© JUNGE FREIHEIT Verlag GmbH & Co. KG www.jungefreiheit.de 43/20 / 16. Oktober 2020

Oliver von Dobrowolski. Der grüne Polizeigewerkschaftschef gewinnt an Einfluß.
Antifa in Uniform
Jan Martens

Daß es mehr als eine Polizeigewerkschaft gibt, sorgt bei manchem für Verwirrung, insbesondere, da sich die zwei großen Interessenvertretungen namentlich kaum unterscheiden: Der „Gewerkschaft der Polizei“ (GdP) wird eine Nähe zur SPD nachgesagt, der „Deutschen Polizeigewerkschaft“ (DPolG) eine Nähe zu den Unionsparteien. Angesichts des gewachsenen Einflusses der Grünen wundert es somit nicht, daß sich 2013 mit „PolizeiGrün e. V.“ auch eine Interessenvertretung in deren Umfeld gründete.

Aushängeschild der kleinen, aber wirkmächtigen Berufsvertretung ist der gebürtige Berliner Oliver von Dobrowolski, der dort in der Innenstadt im Einsatz ist. Der Kriminalhauptkommissar, Mitglied der Grünen, möchte in seiner Partei innenpolitisches Wissen einbringen und Verständnis für die tägliche Polizeiarbeit erzeugen. Im Unterschied zu anderen Gewerkschaftsvorsitzenden sieht der 44jährige es jedoch nicht als seine Aufgabe an, seine Berufsgruppe zu verteidigen, sobald gegen sie öffentlich pauschale Vorwürfe erhoben werden. Vielmehr ist die Polizei nach seiner Auffassung „Teil des Problems“. So forderte er etwa angesichts der G20-Krawalle in Hamburg 2017 eine Kennzeichnungspflicht für Polizisten sowie die „Verbesserung des Rechtsschutzes für Adressaten polizeilicher Maßnahmen“. In der Diskussion um die taz-Kolumne „All cops are berufsunfähig“, laut der Polizisten auf dem Müll entsorgt werden sollten, ergriff von Dobrowolski Partei für die Verfasserin. Und nach den „Party-Szene“-Ausschreitungen in Stuttgart, stellte er klar, worüber man nun reden müsse: „über unsere Polizei!“

Von Dobrowolski bezeichnet sich selbst gern als „Antifaschisten“. Als die Junge Union das Bekenntnis der SPD-Vorsitzenden Saskia Esken Anfang Juni zur Antifa hinterfragte, bezeichnete er die Jugendorganisation als „Schande für unser Land“. Ganze 7.200 Twitter-Nachrichten hat der Beamte in den letzten zehn Jahren verfaßt beziehungsweise retweetet, einen Großteil davon polemisch und emotionalisierend. So bezeichnet er seine Kritiker schon mal als „menschenverachtend“, um sie im gleichen Atemzug als „Würstchen“ zu beleidigen. Besondere Abneigung hegt der Vereinsvorsitzende gegen die Bild-Zeitung, die DPolG und deren Vorsitzenden Rainer Wendt, den er einen „Gewerkschafts-Zombie“ nennt und 2017 zum Ziel einer Online-Petition gemacht hat.
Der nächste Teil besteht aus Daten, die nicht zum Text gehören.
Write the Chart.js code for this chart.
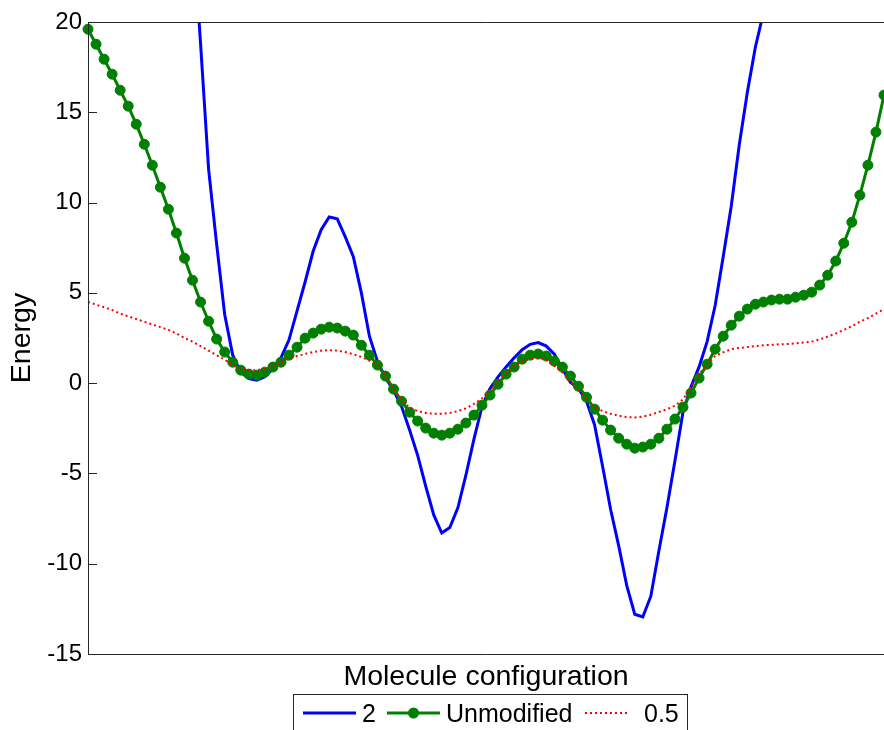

Seine provokanten Äußerungen verschaffen dem PolizeiGrün-Sprecher ein Maß an Öffentlichkeit, das ihm im Hinblick auf die geringe Mitgliederzahl der Gruppierung wahrscheinlich nicht zusteht. Seine Äußerungen bescheren Oliver von Dobrowolski allerdings auch immer wieder empörte Reaktionen von Kollegen, die seinen Angaben zufolge oft unter die Gürtellinie gehen. Für den Grünen ist das freilich nur eine Bestätigung, daß er mit seiner Kritik richtigliegt.